• [What needs to be done] Identify every line in the records below that contains the word "document", and reproduce each one.

• [Provided records]
▼▼▼

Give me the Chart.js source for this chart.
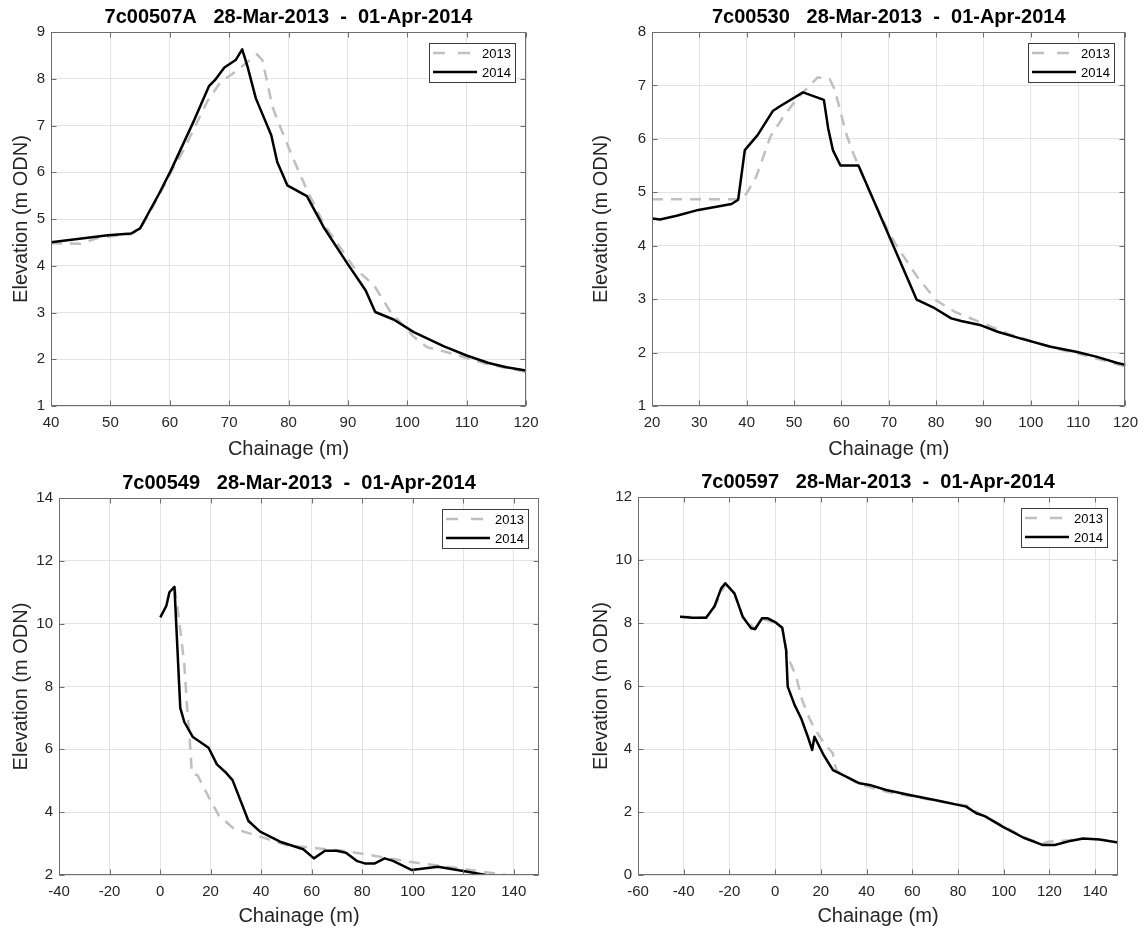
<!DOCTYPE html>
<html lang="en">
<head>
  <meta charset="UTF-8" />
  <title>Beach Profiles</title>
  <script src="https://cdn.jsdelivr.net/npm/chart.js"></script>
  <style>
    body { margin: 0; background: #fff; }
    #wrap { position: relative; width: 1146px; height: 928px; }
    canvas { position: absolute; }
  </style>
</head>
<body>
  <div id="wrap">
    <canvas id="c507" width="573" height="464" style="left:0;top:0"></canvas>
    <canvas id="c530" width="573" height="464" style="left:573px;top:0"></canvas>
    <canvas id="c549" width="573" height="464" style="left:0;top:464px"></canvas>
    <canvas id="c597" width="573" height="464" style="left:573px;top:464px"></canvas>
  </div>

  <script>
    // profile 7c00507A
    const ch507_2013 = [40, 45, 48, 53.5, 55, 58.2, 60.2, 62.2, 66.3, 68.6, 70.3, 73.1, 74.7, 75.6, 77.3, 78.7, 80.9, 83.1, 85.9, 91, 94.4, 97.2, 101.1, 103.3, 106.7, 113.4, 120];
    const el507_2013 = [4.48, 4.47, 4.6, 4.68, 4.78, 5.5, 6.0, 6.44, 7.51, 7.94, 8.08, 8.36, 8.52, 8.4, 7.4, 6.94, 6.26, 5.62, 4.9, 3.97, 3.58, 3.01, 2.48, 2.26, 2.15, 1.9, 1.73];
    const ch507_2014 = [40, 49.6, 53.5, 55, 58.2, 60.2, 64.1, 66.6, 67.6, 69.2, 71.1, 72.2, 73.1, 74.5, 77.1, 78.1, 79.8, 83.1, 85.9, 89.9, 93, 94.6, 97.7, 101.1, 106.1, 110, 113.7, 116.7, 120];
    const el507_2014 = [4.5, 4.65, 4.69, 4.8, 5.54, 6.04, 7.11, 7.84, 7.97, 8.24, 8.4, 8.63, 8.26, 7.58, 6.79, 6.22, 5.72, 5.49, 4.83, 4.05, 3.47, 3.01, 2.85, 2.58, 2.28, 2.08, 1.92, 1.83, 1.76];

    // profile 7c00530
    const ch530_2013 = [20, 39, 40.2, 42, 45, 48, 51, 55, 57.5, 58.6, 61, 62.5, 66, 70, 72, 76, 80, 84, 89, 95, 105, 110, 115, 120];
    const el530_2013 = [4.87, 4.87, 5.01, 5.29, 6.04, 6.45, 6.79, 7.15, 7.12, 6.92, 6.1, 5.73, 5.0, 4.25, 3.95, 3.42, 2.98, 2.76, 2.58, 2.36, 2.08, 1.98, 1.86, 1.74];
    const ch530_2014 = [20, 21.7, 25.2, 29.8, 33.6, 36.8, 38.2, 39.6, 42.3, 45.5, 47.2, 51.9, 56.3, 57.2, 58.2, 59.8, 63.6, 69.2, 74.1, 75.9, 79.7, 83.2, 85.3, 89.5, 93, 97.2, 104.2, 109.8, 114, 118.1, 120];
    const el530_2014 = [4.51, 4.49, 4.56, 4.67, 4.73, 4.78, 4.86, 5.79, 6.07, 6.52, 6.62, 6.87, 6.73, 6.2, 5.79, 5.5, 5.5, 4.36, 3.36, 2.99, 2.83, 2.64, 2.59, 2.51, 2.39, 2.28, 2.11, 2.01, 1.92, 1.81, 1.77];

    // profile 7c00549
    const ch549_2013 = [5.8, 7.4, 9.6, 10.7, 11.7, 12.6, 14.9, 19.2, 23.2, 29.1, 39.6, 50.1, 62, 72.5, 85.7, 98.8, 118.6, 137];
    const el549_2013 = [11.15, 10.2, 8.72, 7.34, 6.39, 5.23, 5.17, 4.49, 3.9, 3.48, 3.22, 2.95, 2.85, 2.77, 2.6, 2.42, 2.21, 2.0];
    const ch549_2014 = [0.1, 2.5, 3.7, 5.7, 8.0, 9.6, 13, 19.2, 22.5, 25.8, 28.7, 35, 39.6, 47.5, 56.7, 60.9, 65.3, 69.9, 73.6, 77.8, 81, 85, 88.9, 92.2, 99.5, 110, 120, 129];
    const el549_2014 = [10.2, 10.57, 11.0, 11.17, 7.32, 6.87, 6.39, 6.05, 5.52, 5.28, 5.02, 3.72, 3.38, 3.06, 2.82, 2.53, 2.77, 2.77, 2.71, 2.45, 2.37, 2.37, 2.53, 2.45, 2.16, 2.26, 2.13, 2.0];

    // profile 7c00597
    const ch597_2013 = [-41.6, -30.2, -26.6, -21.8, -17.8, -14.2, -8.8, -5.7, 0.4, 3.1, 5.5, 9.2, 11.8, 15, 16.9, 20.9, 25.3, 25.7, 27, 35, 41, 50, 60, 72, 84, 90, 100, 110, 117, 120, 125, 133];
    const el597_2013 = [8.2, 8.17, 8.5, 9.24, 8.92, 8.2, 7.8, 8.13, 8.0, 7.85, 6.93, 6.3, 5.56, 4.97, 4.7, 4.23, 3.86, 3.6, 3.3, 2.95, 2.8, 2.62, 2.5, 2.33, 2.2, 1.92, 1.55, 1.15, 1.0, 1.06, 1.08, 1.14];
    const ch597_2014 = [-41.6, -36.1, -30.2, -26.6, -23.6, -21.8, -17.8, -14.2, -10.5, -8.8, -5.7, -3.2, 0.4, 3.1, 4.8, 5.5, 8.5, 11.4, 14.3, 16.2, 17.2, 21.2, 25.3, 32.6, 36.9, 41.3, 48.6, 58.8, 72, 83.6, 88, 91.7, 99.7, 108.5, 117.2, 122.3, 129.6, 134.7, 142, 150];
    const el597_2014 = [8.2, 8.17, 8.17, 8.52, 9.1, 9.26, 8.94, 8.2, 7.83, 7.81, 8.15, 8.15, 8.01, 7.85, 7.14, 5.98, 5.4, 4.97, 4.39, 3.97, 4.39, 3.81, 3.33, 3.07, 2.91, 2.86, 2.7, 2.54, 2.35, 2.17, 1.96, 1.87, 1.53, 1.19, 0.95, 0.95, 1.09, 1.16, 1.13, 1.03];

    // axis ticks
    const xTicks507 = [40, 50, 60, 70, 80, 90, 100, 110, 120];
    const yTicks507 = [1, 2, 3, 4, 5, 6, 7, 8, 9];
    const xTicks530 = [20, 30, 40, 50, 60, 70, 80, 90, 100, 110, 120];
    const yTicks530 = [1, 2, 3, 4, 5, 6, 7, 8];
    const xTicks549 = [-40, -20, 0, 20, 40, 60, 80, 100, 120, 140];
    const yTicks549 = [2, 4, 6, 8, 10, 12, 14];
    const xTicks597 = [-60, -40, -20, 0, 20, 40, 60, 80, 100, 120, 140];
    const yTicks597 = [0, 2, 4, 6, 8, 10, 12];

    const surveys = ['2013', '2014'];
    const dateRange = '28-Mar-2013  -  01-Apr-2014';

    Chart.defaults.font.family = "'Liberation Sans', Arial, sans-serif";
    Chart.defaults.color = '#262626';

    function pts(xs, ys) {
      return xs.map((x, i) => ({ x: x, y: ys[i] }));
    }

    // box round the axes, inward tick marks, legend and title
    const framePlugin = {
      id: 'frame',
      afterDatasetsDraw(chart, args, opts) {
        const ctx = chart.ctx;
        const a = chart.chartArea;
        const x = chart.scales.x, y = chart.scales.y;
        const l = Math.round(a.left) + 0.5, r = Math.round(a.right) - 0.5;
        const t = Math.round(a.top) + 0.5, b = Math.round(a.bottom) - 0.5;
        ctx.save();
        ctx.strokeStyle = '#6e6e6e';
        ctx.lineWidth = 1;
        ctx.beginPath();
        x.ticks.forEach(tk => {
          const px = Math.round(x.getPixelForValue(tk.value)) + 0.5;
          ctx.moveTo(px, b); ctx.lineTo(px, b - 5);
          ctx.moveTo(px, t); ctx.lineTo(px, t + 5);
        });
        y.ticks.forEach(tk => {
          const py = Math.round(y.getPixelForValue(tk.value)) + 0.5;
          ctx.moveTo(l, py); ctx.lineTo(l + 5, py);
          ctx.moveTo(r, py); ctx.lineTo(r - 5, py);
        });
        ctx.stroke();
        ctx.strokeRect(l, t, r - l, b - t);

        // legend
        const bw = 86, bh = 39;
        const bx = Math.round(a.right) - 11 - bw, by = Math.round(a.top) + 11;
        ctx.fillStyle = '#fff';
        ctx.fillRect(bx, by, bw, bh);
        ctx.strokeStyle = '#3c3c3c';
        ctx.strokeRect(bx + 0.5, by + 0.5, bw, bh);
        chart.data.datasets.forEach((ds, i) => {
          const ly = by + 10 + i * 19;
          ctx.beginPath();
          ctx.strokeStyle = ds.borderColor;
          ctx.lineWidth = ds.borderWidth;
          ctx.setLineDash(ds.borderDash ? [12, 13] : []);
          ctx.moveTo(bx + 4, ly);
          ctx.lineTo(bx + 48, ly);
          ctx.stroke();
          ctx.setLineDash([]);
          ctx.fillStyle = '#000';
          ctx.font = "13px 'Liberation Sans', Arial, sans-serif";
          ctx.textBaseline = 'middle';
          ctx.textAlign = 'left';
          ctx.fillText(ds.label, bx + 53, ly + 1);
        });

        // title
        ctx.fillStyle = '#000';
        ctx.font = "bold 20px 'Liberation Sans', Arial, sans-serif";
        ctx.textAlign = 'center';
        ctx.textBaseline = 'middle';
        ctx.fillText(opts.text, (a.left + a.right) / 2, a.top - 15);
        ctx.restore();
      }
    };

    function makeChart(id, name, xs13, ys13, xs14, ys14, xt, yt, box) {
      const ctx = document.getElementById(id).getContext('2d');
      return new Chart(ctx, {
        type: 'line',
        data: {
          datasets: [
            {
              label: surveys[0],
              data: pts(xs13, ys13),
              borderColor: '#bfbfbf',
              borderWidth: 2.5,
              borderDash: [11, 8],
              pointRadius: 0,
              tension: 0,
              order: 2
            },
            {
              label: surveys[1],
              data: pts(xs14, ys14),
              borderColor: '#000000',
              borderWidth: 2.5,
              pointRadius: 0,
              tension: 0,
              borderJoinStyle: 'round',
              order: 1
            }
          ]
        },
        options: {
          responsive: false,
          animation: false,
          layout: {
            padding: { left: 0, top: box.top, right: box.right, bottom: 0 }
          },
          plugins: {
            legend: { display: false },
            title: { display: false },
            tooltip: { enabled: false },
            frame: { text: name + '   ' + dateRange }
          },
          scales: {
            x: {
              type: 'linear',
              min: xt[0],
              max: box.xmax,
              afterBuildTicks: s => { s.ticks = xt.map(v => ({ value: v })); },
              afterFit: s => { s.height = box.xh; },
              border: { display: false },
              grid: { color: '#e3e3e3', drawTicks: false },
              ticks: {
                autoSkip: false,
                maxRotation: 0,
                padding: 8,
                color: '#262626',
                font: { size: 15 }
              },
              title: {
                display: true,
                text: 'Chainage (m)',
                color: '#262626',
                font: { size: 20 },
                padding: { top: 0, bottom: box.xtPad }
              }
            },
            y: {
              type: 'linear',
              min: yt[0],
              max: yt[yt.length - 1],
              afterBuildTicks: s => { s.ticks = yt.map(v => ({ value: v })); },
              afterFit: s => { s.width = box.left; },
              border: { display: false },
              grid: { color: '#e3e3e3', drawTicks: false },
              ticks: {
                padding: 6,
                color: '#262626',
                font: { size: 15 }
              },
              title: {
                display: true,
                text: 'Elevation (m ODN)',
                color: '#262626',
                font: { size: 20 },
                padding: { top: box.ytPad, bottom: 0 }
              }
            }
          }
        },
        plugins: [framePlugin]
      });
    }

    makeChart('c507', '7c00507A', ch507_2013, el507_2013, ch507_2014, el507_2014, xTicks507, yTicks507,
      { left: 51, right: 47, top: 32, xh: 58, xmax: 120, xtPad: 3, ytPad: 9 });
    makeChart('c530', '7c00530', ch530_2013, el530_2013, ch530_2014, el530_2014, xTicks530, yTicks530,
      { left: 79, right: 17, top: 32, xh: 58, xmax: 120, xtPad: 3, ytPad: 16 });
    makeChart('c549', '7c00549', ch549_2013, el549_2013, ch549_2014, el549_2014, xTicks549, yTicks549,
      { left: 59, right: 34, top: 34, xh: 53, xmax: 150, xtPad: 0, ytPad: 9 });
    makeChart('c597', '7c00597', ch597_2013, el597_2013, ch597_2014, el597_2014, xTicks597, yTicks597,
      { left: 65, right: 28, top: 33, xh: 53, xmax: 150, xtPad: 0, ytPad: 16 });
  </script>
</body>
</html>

▲▲▲
▼▼▼

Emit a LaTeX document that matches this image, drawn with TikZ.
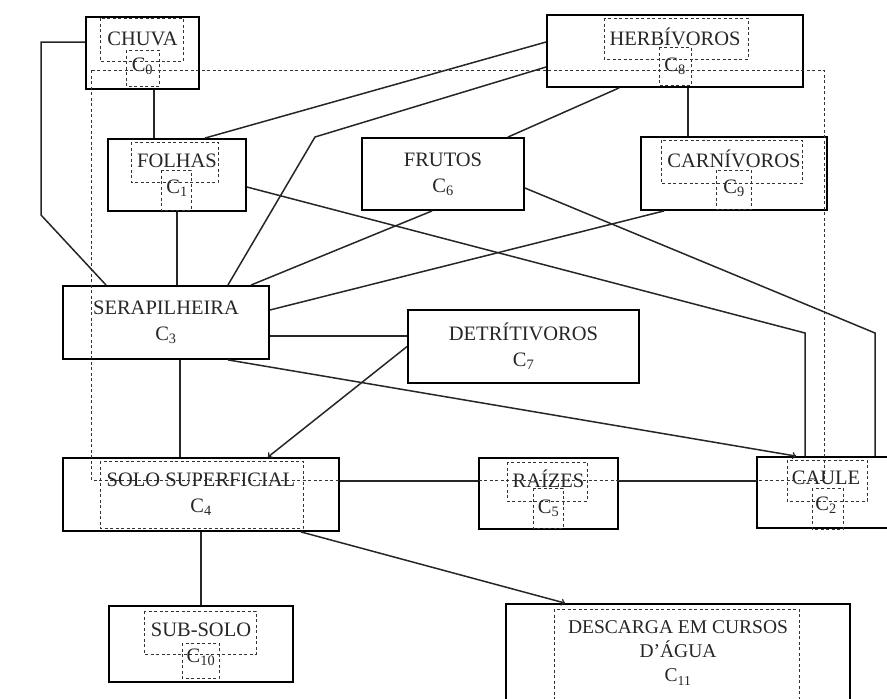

▲▲▲

• [Answer to the problem]
      const ctx = document.getElementById(id).getContext('2d');
Emit a LaTeX document that matches this image, drawn with TikZ.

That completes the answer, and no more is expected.